In other words, prominent national discourse includes threads about feminism and body image and some marketers say babevertising is taking a hit as a result.
Thiele notes even brands like Dove, which have attempted to incorporate these movements, have come under fire for their efforts, which may be perceived as hollow.
However, an unintended consequence may be more creativity among marketers looking for alternatives.
“Brands don’t want that type of negative backlash, so I believe this has forced some brands to put on their thinking caps and create different types of effective ads,” Cuevas said. “There will be those brands that won’t care and will [use] babevertising, but I believe times have changed.”
Per Arnof-Fenn, we certainly haven’t seen the end of objectification in advertising – “not a chance” – but, she said, “I do think [Budweiser’s Helen Mirren spot] will encourage other brands be more creative and take risks going forward.”
‘Marketing’s Dirty Little Secret’
Or, as Brooks puts is, while sex will always be a part of advertising, in a way, babevertising is growing up.
“I [would say it’s] maturing from appealing to 14-year-old boys to appealing to savvy adults,” she said.
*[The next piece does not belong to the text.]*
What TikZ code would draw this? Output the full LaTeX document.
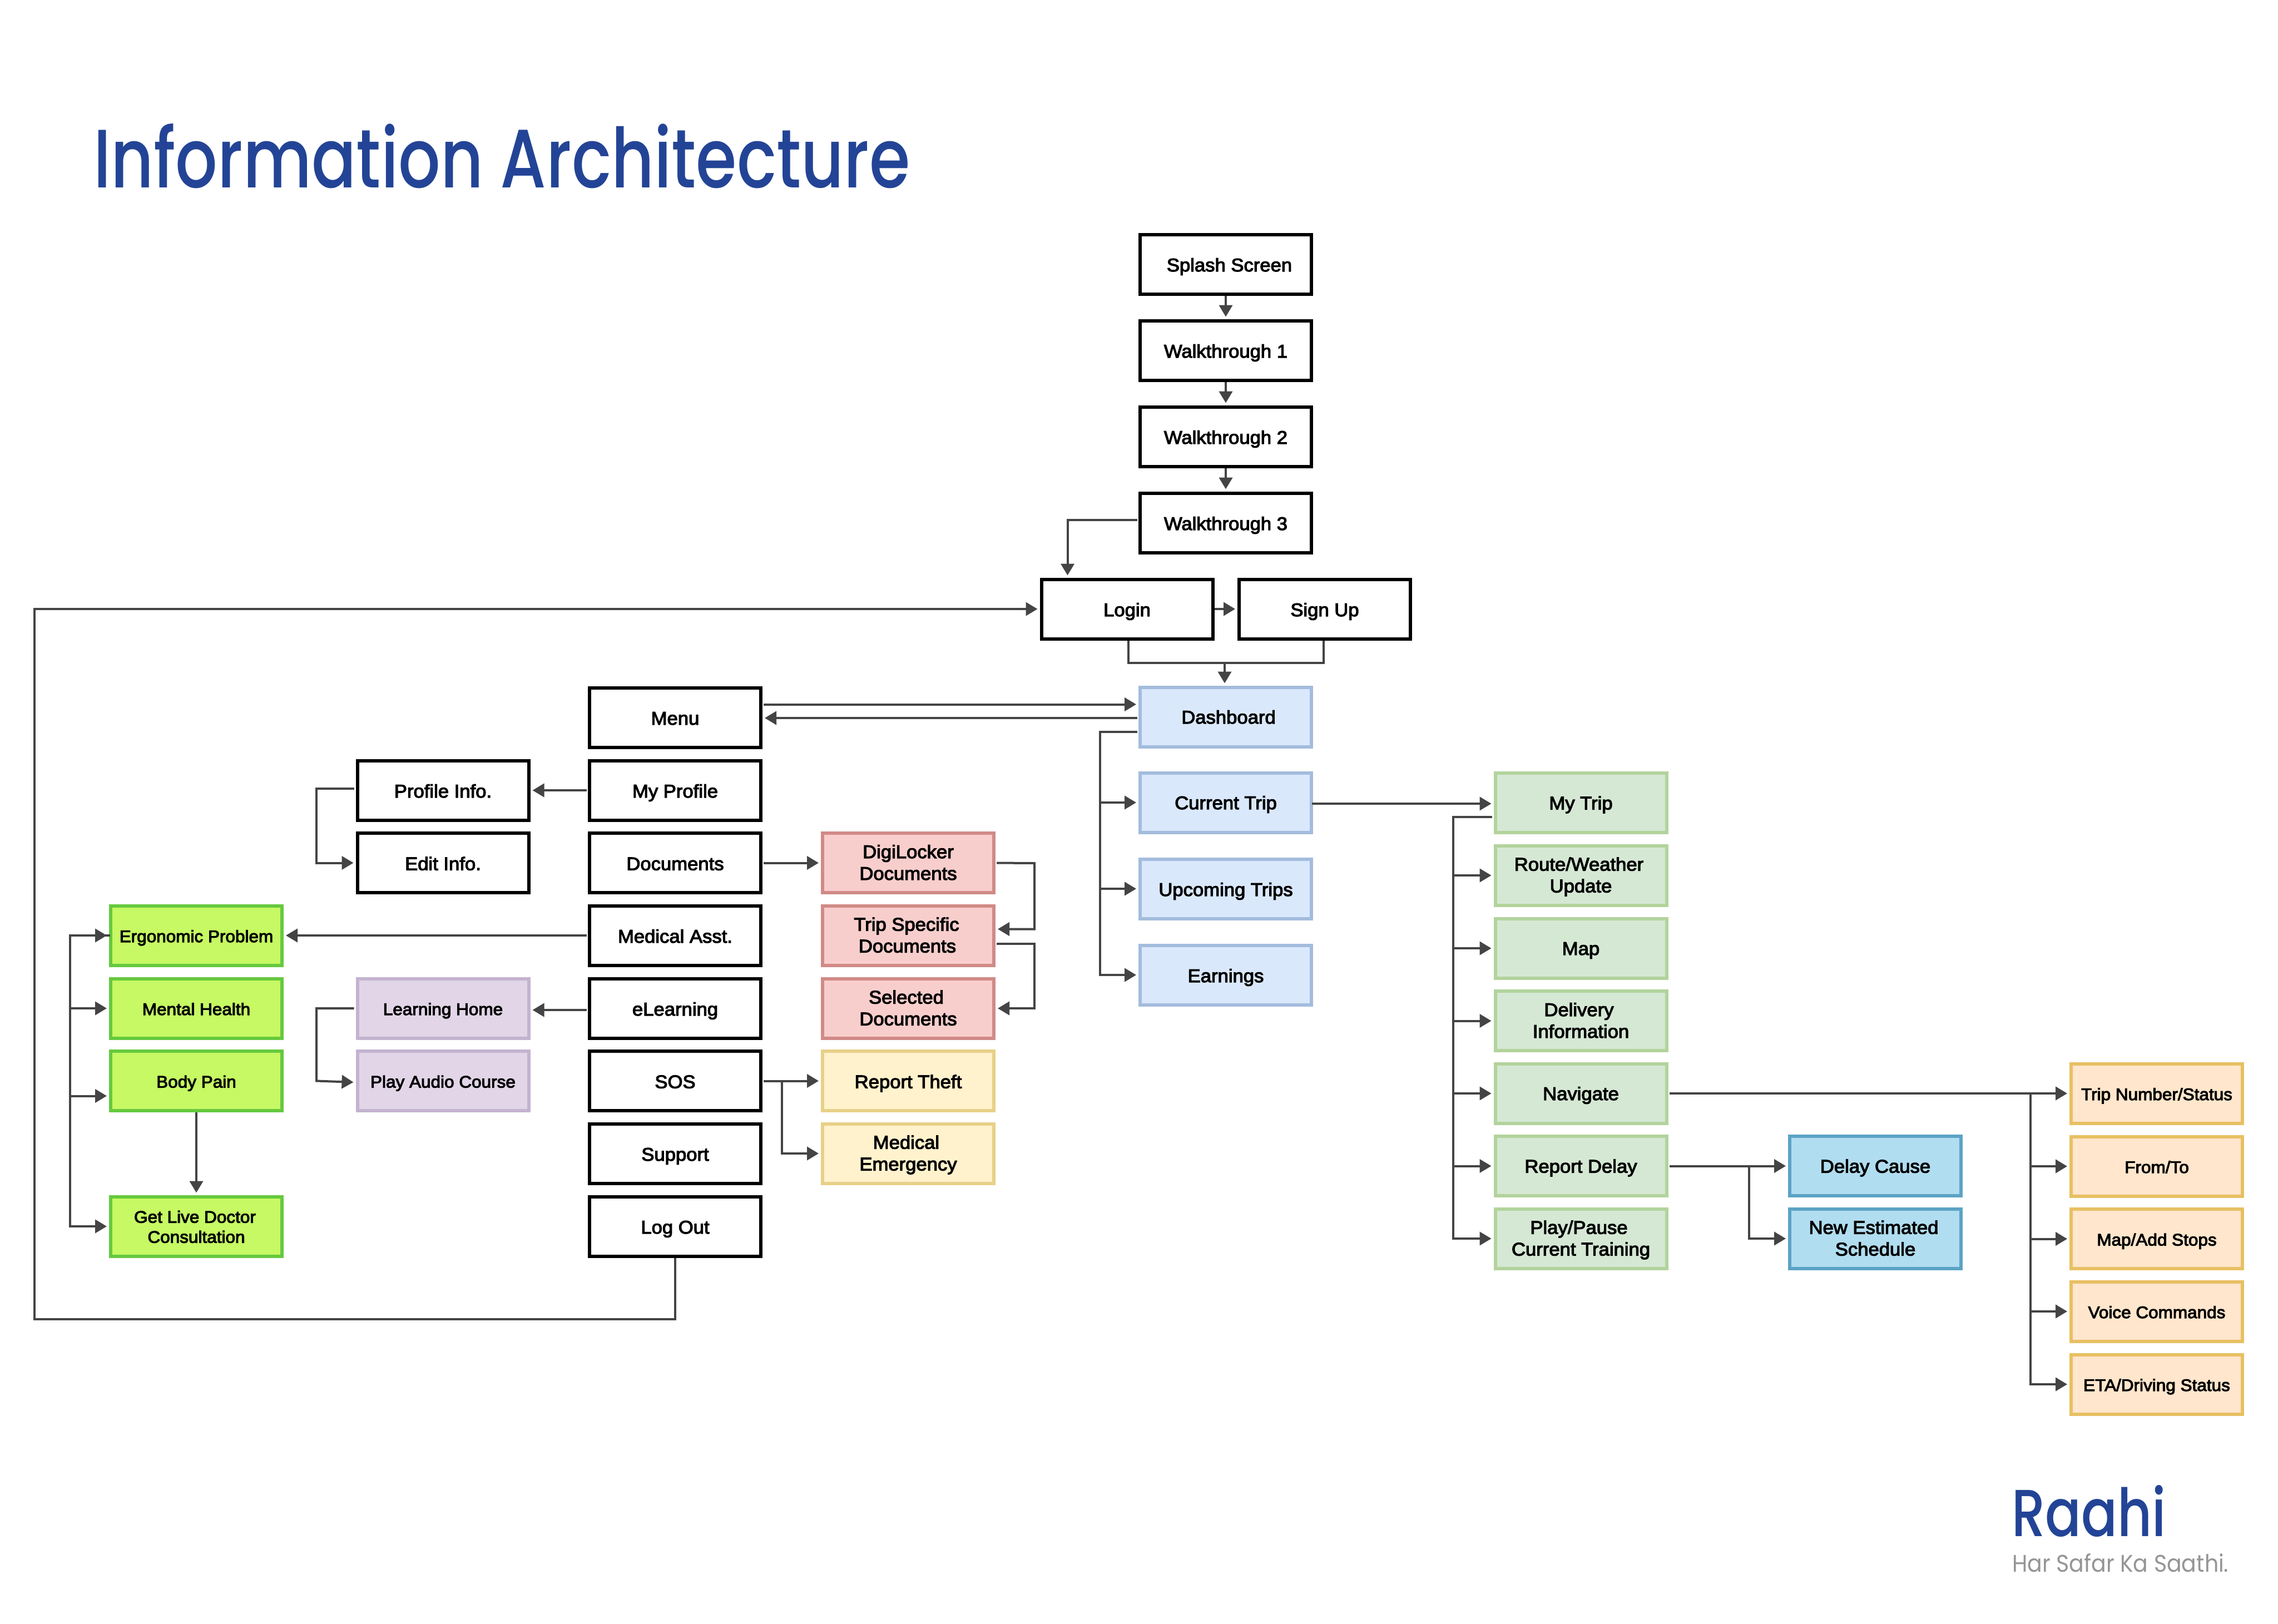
\documentclass[tikz,border=0pt]{standalone}
\usepackage{fontspec}
\usepackage{graphicx}
\usetikzlibrary{arrows.meta,calc}
\setmainfont{Liberation Sans}[FakeBold=3.5,FakeStretch=1.05]
\newfontfamily\brandfont{Poppins Medium}
\newfontfamily\tagfont{Poppins}
\definecolor{cline}{HTML}{444444}
\definecolor{brand}{HTML}{234496}
\definecolor{tagc}{HTML}{959595}
\newcommand{\bigtxt}{\fontsize{33}{39}\selectfont}
\newcommand{\smltxt}{\fontsize{30}{36}\selectfont}
\tikzset{
  x=1pt,y=-1pt,
  boxbase/.style={rectangle,draw,line width=6pt,minimum width=308pt,minimum height=107pt,inner sep=0pt,align=center,font=\bigtxt,text=black,text height=33pt,text depth=7pt},
  smalltext/.style={font=\smltxt,text height=31pt},
  raised/.style={text height=31pt},
  two/.style={text height=70pt,text depth=9pt},
  blk/.style={boxbase,draw=black,fill=white},
  blu/.style={boxbase,draw=blueb,fill=bluef},
  pnk/.style={boxbase,two,draw=pinkb,fill=pinkf},
  yel/.style={boxbase,draw=yelb,fill=yelf},
  lim/.style={boxbase,smalltext,draw=limeb,fill=limef},
  prp/.style={boxbase,smalltext,draw=purb,fill=purf},
  grn/.style={boxbase,raised,draw=grnb,fill=grnf},
  sky/.style={boxbase,raised,draw=skyb,fill=skyf},
  org/.style={boxbase,smalltext,draw=orgb,fill=orgf},
  link/.style={draw=cline,line width=4pt,line cap=rect,shorten <=4pt},
  conn/.style={link,shorten >=4pt,-{Triangle[length=21pt,width=24pt]}},
  stem/.style={draw=cline,line width=4pt,shorten >=4pt,-{Triangle[length=21pt,width=24pt]}},
  joint/.style={draw=cline,line width=4pt},
}
\definecolor{blueb}{HTML}{A3BCDD}\definecolor{bluef}{HTML}{DAE8FC}
\definecolor{pinkb}{HTML}{D18A87}\definecolor{pinkf}{HTML}{F8CECC}
\definecolor{yelb}{HTML}{E8D088}\definecolor{yelf}{HTML}{FFF2CC}
\definecolor{limeb}{HTML}{66C93E}\definecolor{limef}{HTML}{C6F963}
\definecolor{purb}{HTML}{C4B3CF}\definecolor{purf}{HTML}{E1D5E7}
\definecolor{grnb}{HTML}{B3D39C}\definecolor{grnf}{HTML}{D5E8D4}
\definecolor{skyb}{HTML}{5BA3C5}\definecolor{skyf}{HTML}{B1DDF0}
\definecolor{orgb}{HTML}{E8C063}\definecolor{orgf}{HTML}{FFE6CC}
\begin{document}
\begin{tikzpicture}
\useasboundingbox (0,0) rectangle (4096,2920);
\fill[white] (0,0) rectangle (4096,2920);
% heading and brand
\node[anchor=base west,inner sep=0pt,text=brand] (title) at (168,337) {\resizebox{1468pt}{115pt}{\brandfont\fontsize{100}{120}\selectfont Information Architecture}};
\node[anchor=base west,inner sep=0pt,text=brand] (raahi) at (3617,2762) {\resizebox{278pt}{92pt}{\brandfont\fontsize{100}{120}\selectfont Raahi}};
\node[anchor=base west,inner sep=0pt,text=tagc] (tag) at (3618,2826) {\resizebox{389pt}{33pt}{\tagfont\fontsize{40}{48}\selectfont Har Safar Ka Saathi.}};
% top chain
\node[blk] (splash) at (2204,475) {\hspace*{13pt}Splash Screen};
\node[blk] (wt1) at (2204,630) {Walkthrough 1};
\node[blk] (wt2) at (2204,785) {Walkthrough 2};
\node[blk] (wt3) at (2204,940) {Walkthrough 3};
\node[blk] (login) at (2026.5,1095) {Login};
\node[blk] (signup) at (2382,1095) {Sign Up};
% dashboard column
\node[blu,raised] (dash) at (2204,1289) {\hspace*{10pt}Dashboard};
\node[blu,raised] (current) at (2204,1443) {Current Trip};
\node[blu] (upcoming) at (2204,1598) {Upcoming Trips};
\node[blu] (earnings) at (2204,1753) {Earnings};
% menu column
\node[blk] (menu) at (1214,1290) {Menu};
\node[blk] (myprofile) at (1214,1421) {My Profile};
\node[blk] (documents) at (1214,1551.5) {Documents};
\node[blk] (medical) at (1214,1682) {Medical Asst.};
\node[blk] (elearning) at (1214,1813) {eLearning};
\node[blk] (sos) at (1214,1943.5) {SOS};
\node[blk] (support) at (1214,2074) {Support};
\node[blk] (logout) at (1214,2205) {Log Out};
% profile / learning column
\node[blk] (profinfo) at (796.5,1421) {Profile Info.};
\node[blk] (editinfo) at (796.5,1551.5) {Edit Info.};
\node[prp] (learnhome) at (796.5,1813) {Learning Home};
\node[prp] (playaudio) at (796.5,1943.5) {Play Audio Course};
% lime column
\node[lim] (ergo) at (353,1682) {Ergonomic Problem};
\node[lim] (mental) at (353,1813) {Mental Health};
\node[lim] (body) at (353,1943.5) {Body Pain};
\node[lim,text height=68pt,text depth=9pt] (live) at (353,2205) {Get Live Doctor\hspace*{5pt}\\Consultation};
% documents column
\node[pnk] (digi) at (1633,1551.5) {DigiLocker\\Documents};
\node[pnk] (tripdocs) at (1633,1682) {Trip Specific\hspace*{6pt}\\Documents\hspace*{3pt}};
\node[pnk] (seldocs) at (1633,1813) {Selected\hspace*{7pt}\\Documents};
\node[yel] (theft) at (1633,1943.5) {Report Theft};
\node[yel,two] (emerg) at (1633,2074) {Medical\hspace*{7pt}\\Emergency};
% trip column
\node[grn] (mytrip) at (2842.5,1443.5) {My Trip};
\node[grn,two] (route) at (2842.5,1574) {Route/Weather\hspace*{7pt}\\Update};
\node[grn] (map) at (2842.5,1705) {Map};
\node[grn,two] (delivery) at (2842.5,1835.5) {Delivery\hspace*{7pt}\\Information};
\node[grn] (navigate) at (2842.5,1966) {Navigate};
\node[grn] (rdelay) at (2842.5,2096.5) {Report Delay};
\node[grn,two] (playpause) at (2842.5,2227) {Play/Pause\hspace*{7pt}\\Current Training};
% delay column
\node[sky] (dcause) at (3372,2096.5) {Delay Cause};
\node[sky,two] (newest) at (3372,2227) {New Estimated\hspace*{6pt}\\Schedule};
% orange column
\node[org] (tripnum) at (3878,1966) {Trip Number/Status};
\node[org] (fromto) at (3878,2097) {From/To};
\node[org] (mapadd) at (3878,2227.5) {Map/Add Stops};
\node[org] (voice) at (3878,2358) {Voice Commands};
\node[org] (eta) at (3878,2489) {ETA/Driving Status};
% named bends and free ends
\coordinate (wtexit) at ($(wt3.west)+(0,-5)$);
\coordinate (loginin) at ($(login.north west)+(50,0)$);
\coordinate (mergeL) at ($(login.south)+(2,40)$);
\coordinate (mergeR) at ($(signup.south)+(-2,40)$);
\coordinate (mergeM) at ($(dash.north |- mergeL)+(-2,0)$);
\coordinate (dashin) at ($(dash.north)+(-2,0)$);
\coordinate (loopB) at (1214,2372);
\coordinate (loopL) at (62,2372);
\coordinate (loopT) at (62,1095);
\coordinate (dbus) at (1978,1315.5);
\coordinate (gbus) at (125.6,0);
\coordinate (pbus) at (569,0);
\coordinate (tbus) at (2612.5,1469);
\coordinate (obus) at (3651,1966);
\coordinate (rbus) at (3145,2097);
\coordinate (sbus) at (1405.5,1944);
\coordinate (dright) at (1860,1552);
\coordinate (tright) at (1860,1696.6);
% top chain connectors
\draw[stem] (splash) -- (wt1);
\draw[stem] (wt1) -- (wt2);
\draw[stem] (wt2) -- (wt3);
\draw[conn] (wtexit) -| (loginin);
\draw[conn,shorten <=2pt] (login) -- (signup);
\draw[joint] (login.south -| mergeL) |- (mergeR) -- (signup.south -| mergeR);
\draw[stem] (mergeM) -- (dashin);
\draw[stem] (logout.south) -- (loopB) -- (loopL) -- (loopT) -- (login.west);
% dashboard and menu
\draw[conn] ($(menu.east)+(0,-23.5)$) -- ($(dash.west)+(0,-22.5)$);
\draw[conn] ($(dash.west)+(0,2)$) -- ($(menu.east)+(0,1)$);
\draw[link] ($(dash.west)+(0,26.5)$) -- (dbus);
\draw[stem] (dbus) |- (earnings.west);
\draw[stem] (dbus |- current) -- (current.west);
\draw[stem] (dbus |- upcoming) -- (upcoming.west);
% menu outwards
\draw[conn] (myprofile) -- (profinfo);
\draw[conn] (documents) -- (digi);
\draw[conn] (medical) -- (ergo);
\draw[conn] ($(elearning.west)+(0,3)$) -- ($(learnhome.east)+(0,3)$);
\draw[conn] (sos) -- (theft);
\draw[stem] (sbus) |- (emerg.west);
% profile and learning branches
\draw[stem] ($(profinfo.west)+(-3,-3)$) -| (pbus |- editinfo) -- (editinfo.west);
\draw[stem] ($(learnhome.west)+(-3,0)$) -| (pbus |- playaudio) -- ($(playaudio.west)+(0,2.5)$);
% lime bus
\draw[joint,line cap=rect] (gbus |- ergo) -- (ergo.west);
\draw[stem] (gbus |- ergo) -- (ergo.west);
\draw[stem,line cap=rect] (gbus |- ergo) |- (live.west);
\draw[stem,line cap=rect] (gbus |- mental) -- (mental.west);
\draw[stem,line cap=rect] ($(gbus |- body)+(0,27)$) -- ($(body.west)+(0,27)$);
\draw[stem] (body.south) -- (live.north);
% document chain
\draw[conn] (digi.east) -- (dright) |- ($(tripdocs.east)+(0,-11.5)$);
\draw[conn] ($(tripdocs.east)+(0,14.6)$) -- (tright) |- (seldocs.east);
% trip bus
\draw[conn] ($(current.east)+(-4,2)$) -- ($(mytrip.west)+(0,1.5)$);
\draw[link,shorten <=5pt] ($(mytrip.west)+(0,25.5)$) -- (tbus);
\draw[stem] (tbus) |- (playpause.west);
\draw[stem] (tbus |- route) -- (route.west);
\draw[stem] (tbus |- map) -- (map.west);
\draw[stem] (tbus |- delivery) -- (delivery.west);
\draw[stem] (tbus |- navigate) -- (navigate.west);
\draw[stem] (tbus |- rdelay) -- (rdelay.west);
% navigate outwards
\draw[conn] (navigate) -- (tripnum);
\draw[stem] (obus) |- (eta.west);
\draw[stem] (obus |- fromto) -- (fromto.west);
\draw[stem] (obus |- mapadd) -- (mapadd.west);
\draw[stem] (obus |- voice) -- (voice.west);
% report delay outwards
\draw[conn] (rdelay) -- (dcause);
\draw[stem] (rbus) |- (newest.west);
\end{tikzpicture}
\end{document}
And Thiele concedes many consumers actually like babevertising, which is another reason it will never disappear completely.
“I think what’s happening with babevertising is instead it’s going online. Targeted ads, brands on social media, etc.,” Thiele said. “Babevertising today is almost transforming into marketing’s dirty little secret — it still works on certain target demographics, but to avoid the media backlash, it’s gone underground.”
Do you think sex has lost its mainstream marketing power for good?